Asymptotic Spectrum and Approximation Approaches to Direct-sum Problems

What is the cost of a task if we have to perform it many times? Can we achieve economies of scale? Such "direct-sum problems" play a central role in many areas of mathematics, physics and computer science. Protagonistic problems of this kind are fast matrix multiplication in algebraic complexity theory (Strassen 1969) and Shannon capacity in graph theory (Shannon 1956). Despite much effort, both problems are wide open.

I will give a brief introduction to the asymptotic spectrum duality approach to direct-sum problems, which Strassen originally introduced to study matrix multiplication (asymptotic tensor rank), and which has recently found applications in various areas, including Shannon's capacity (see e.g. the survey Wigderson-Zuiddam 2025).

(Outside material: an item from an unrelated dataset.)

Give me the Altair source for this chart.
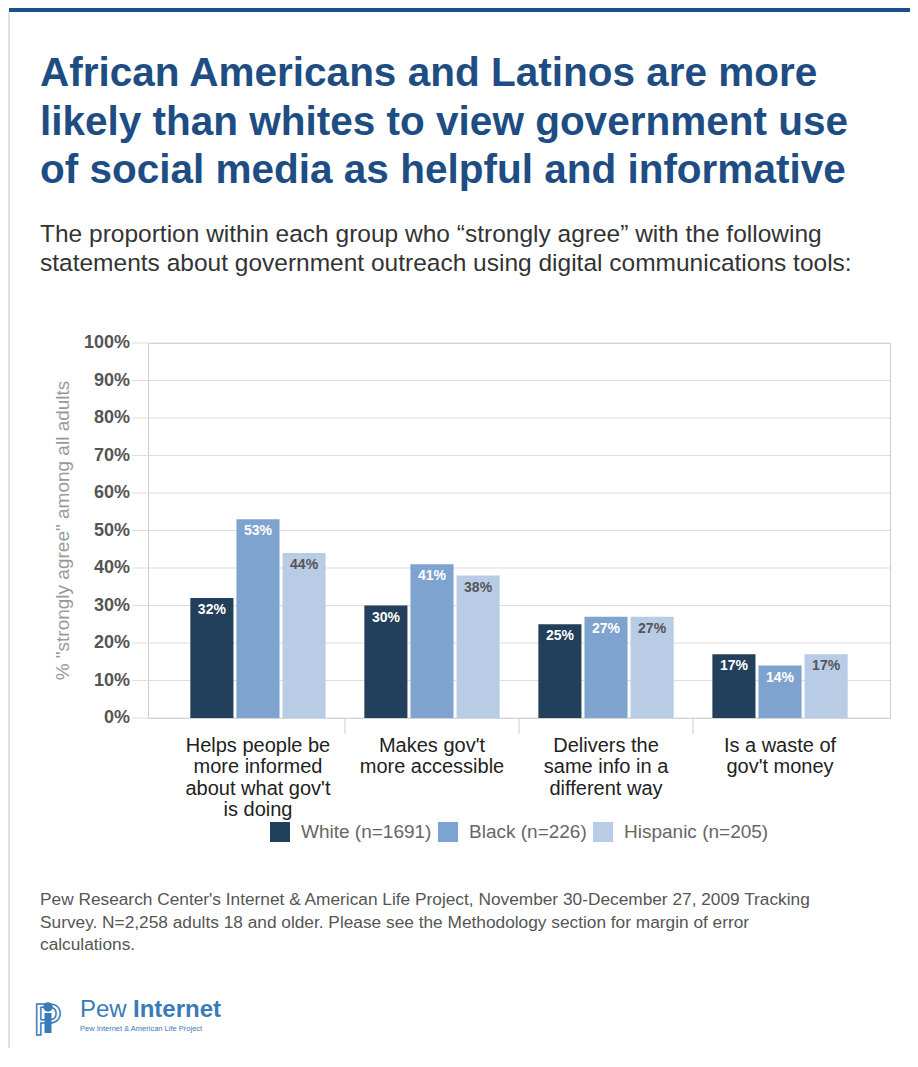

Next, I will discuss recent approximation (or limit) approaches to problems of this kind. For instance, to determine say the Shannon capacity of a "hard" graph, we construct a sequence of easier to analyse graphs "converging" to it---and similarly for matrix multiplication. What are the right notions of convergence, and how can such sequences be constructed? We will see some examples, including a natural notion of asymptotic spectrum distance arising from Strassen's duality, and another route via polynomials (algebraic geometry).

Based on joint work with David de Boer, Pjotr Buys, Sven Polak, Matthias Christandl, Koen Hoeberechts, Harold Nieuwboer, and Péter Vrana.